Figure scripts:

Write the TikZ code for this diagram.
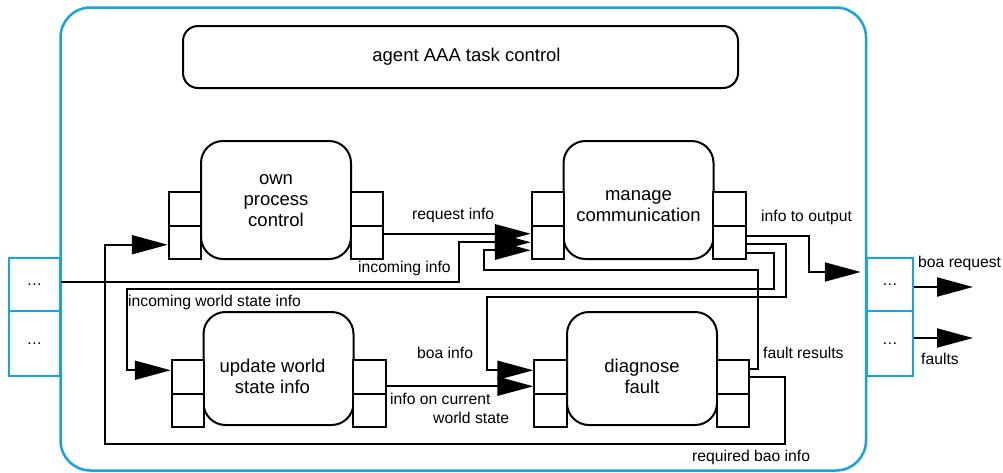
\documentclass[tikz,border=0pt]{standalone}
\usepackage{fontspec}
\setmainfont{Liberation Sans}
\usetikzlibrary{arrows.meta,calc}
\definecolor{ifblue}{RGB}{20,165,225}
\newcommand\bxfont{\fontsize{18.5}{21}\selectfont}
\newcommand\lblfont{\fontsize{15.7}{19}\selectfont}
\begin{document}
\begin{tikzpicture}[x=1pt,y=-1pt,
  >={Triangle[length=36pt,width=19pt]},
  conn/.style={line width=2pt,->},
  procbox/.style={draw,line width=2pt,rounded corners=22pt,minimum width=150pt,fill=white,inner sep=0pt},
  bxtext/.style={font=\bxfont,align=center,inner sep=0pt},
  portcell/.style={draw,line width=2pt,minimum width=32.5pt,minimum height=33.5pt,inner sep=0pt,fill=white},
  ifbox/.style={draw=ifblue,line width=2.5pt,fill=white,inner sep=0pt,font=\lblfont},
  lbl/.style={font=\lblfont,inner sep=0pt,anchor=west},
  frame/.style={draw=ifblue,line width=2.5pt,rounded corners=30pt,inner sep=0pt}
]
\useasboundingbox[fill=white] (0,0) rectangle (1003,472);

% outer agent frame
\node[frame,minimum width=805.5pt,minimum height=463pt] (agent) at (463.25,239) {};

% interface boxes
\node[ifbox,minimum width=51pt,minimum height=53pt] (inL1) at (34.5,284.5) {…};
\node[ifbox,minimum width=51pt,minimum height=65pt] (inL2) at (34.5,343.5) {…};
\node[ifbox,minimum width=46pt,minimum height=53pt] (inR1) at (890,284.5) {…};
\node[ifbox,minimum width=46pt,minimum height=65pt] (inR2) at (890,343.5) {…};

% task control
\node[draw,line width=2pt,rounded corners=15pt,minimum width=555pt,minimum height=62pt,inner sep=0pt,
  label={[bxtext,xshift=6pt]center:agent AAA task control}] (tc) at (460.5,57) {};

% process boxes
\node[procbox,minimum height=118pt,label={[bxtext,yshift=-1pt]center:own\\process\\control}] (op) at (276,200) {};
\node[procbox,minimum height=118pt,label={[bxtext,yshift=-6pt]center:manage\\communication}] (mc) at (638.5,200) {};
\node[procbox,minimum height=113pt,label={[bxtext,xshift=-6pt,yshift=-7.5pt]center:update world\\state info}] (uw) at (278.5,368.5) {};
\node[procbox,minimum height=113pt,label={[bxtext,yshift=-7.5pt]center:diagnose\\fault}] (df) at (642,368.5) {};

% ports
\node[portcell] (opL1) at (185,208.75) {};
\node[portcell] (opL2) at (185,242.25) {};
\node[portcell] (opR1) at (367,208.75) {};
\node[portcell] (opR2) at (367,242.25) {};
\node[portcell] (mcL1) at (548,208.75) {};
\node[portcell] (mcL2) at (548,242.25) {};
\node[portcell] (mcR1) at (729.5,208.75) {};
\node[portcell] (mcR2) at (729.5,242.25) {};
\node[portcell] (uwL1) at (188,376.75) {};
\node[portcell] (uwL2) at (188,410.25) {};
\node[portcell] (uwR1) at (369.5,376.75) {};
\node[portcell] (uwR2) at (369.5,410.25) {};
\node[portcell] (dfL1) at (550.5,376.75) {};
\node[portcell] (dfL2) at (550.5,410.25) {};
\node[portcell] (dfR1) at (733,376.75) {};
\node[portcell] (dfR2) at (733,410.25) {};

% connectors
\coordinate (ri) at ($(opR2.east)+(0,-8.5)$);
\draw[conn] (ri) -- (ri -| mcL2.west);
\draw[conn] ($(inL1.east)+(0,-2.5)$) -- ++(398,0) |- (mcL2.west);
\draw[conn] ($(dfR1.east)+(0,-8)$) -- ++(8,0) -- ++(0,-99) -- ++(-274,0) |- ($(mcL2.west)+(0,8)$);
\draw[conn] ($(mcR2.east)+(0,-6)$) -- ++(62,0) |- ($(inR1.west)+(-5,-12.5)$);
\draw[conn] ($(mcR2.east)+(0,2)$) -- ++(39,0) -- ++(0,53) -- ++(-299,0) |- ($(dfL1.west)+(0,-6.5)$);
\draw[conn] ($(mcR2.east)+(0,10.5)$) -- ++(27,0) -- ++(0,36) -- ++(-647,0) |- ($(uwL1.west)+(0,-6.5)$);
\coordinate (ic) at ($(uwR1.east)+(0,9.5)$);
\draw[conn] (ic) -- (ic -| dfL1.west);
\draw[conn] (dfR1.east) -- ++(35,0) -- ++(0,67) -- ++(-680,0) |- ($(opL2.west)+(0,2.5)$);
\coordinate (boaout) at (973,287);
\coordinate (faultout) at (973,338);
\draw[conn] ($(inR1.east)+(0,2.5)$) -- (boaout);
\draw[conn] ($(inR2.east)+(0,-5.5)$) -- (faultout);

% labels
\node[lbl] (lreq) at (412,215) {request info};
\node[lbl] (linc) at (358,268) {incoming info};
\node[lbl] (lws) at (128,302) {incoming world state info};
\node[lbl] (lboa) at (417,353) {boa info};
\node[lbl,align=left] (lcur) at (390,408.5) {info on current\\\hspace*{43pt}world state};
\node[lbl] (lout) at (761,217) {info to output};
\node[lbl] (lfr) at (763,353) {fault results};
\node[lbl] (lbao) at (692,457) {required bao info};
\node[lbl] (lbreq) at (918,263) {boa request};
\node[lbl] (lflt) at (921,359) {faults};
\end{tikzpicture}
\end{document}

--

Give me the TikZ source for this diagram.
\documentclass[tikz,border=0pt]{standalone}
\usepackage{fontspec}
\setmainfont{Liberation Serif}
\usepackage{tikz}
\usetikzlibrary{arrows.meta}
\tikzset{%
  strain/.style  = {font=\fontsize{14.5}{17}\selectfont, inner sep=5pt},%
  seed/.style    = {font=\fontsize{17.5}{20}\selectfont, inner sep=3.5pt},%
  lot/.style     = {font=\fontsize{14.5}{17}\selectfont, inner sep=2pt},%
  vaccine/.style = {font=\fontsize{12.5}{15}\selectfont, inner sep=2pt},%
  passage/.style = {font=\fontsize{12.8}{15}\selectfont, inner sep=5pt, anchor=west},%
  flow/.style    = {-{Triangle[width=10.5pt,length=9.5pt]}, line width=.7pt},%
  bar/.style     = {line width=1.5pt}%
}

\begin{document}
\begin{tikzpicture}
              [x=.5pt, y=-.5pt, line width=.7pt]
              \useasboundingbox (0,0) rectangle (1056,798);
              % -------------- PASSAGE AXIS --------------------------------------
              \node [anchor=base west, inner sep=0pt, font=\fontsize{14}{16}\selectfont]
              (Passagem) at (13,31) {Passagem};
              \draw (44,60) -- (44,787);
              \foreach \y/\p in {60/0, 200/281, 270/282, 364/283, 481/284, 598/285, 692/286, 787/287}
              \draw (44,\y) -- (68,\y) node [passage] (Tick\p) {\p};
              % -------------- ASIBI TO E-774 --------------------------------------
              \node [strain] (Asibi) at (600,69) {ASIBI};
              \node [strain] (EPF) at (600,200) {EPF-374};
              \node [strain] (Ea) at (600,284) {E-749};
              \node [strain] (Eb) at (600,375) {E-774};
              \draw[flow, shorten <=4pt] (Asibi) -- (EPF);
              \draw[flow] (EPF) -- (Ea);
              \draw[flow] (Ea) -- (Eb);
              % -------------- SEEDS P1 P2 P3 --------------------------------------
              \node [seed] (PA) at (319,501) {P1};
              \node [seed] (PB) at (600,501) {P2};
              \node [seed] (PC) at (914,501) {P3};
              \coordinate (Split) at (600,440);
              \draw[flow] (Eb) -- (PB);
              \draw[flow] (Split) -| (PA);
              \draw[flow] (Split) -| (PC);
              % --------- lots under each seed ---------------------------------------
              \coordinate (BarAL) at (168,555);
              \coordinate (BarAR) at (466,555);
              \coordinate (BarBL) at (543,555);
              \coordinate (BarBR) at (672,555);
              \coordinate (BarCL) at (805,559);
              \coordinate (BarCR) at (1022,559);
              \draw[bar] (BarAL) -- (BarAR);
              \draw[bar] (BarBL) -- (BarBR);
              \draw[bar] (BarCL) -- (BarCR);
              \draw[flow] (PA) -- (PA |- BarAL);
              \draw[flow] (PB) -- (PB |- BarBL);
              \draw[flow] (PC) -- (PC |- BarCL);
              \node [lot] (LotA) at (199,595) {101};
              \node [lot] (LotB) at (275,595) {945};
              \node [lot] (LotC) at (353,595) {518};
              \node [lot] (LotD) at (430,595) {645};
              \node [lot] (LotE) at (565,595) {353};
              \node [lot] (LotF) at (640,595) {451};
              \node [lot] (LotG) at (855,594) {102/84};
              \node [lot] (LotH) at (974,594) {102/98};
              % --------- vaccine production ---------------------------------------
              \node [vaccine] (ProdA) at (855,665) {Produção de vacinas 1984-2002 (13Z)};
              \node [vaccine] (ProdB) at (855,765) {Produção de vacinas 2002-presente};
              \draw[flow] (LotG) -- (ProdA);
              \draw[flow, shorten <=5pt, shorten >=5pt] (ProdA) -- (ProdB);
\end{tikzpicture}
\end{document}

### Task to carry out
Above this task is a listing with pictures in it. Retype only the lines from the one containing "Write the TikZ code for this diagram." through the one containing "(tc) at (460.5,57)", both included, and not the pictures.

### Exercise answer
Write the TikZ code for this diagram.
\documentclass[tikz,border=0pt]{standalone}
\usepackage{fontspec}
\setmainfont{Liberation Sans}
\usetikzlibrary{arrows.meta,calc}
\definecolor{ifblue}{RGB}{20,165,225}
\newcommand\bxfont{\fontsize{18.5}{21}\selectfont}
\newcommand\lblfont{\fontsize{15.7}{19}\selectfont}
\begin{document}
\begin{tikzpicture}[x=1pt,y=-1pt,
  >={Triangle[length=36pt,width=19pt]},
  conn/.style={line width=2pt,->},
  procbox/.style={draw,line width=2pt,rounded corners=22pt,minimum width=150pt,fill=white,inner sep=0pt},
  bxtext/.style={font=\bxfont,align=center,inner sep=0pt},
  portcell/.style={draw,line width=2pt,minimum width=32.5pt,minimum height=33.5pt,inner sep=0pt,fill=white},
  ifbox/.style={draw=ifblue,line width=2.5pt,fill=white,inner sep=0pt,font=\lblfont},
  lbl/.style={font=\lblfont,inner sep=0pt,anchor=west},
  frame/.style={draw=ifblue,line width=2.5pt,rounded corners=30pt,inner sep=0pt}
]
\useasboundingbox[fill=white] (0,0) rectangle (1003,472);

% outer agent frame
\node[frame,minimum width=805.5pt,minimum height=463pt] (agent) at (463.25,239) {};

% interface boxes
\node[ifbox,minimum width=51pt,minimum height=53pt] (inL1) at (34.5,284.5) {…};
\node[ifbox,minimum width=51pt,minimum height=65pt] (inL2) at (34.5,343.5) {…};
\node[ifbox,minimum width=46pt,minimum height=53pt] (inR1) at (890,284.5) {…};
\node[ifbox,minimum width=46pt,minimum height=65pt] (inR2) at (890,343.5) {…};

% task control
\node[draw,line width=2pt,rounded corners=15pt,minimum width=555pt,minimum height=62pt,inner sep=0pt,
  label={[bxtext,xshift=6pt]center:agent AAA task control}] (tc) at (460.5,57) {};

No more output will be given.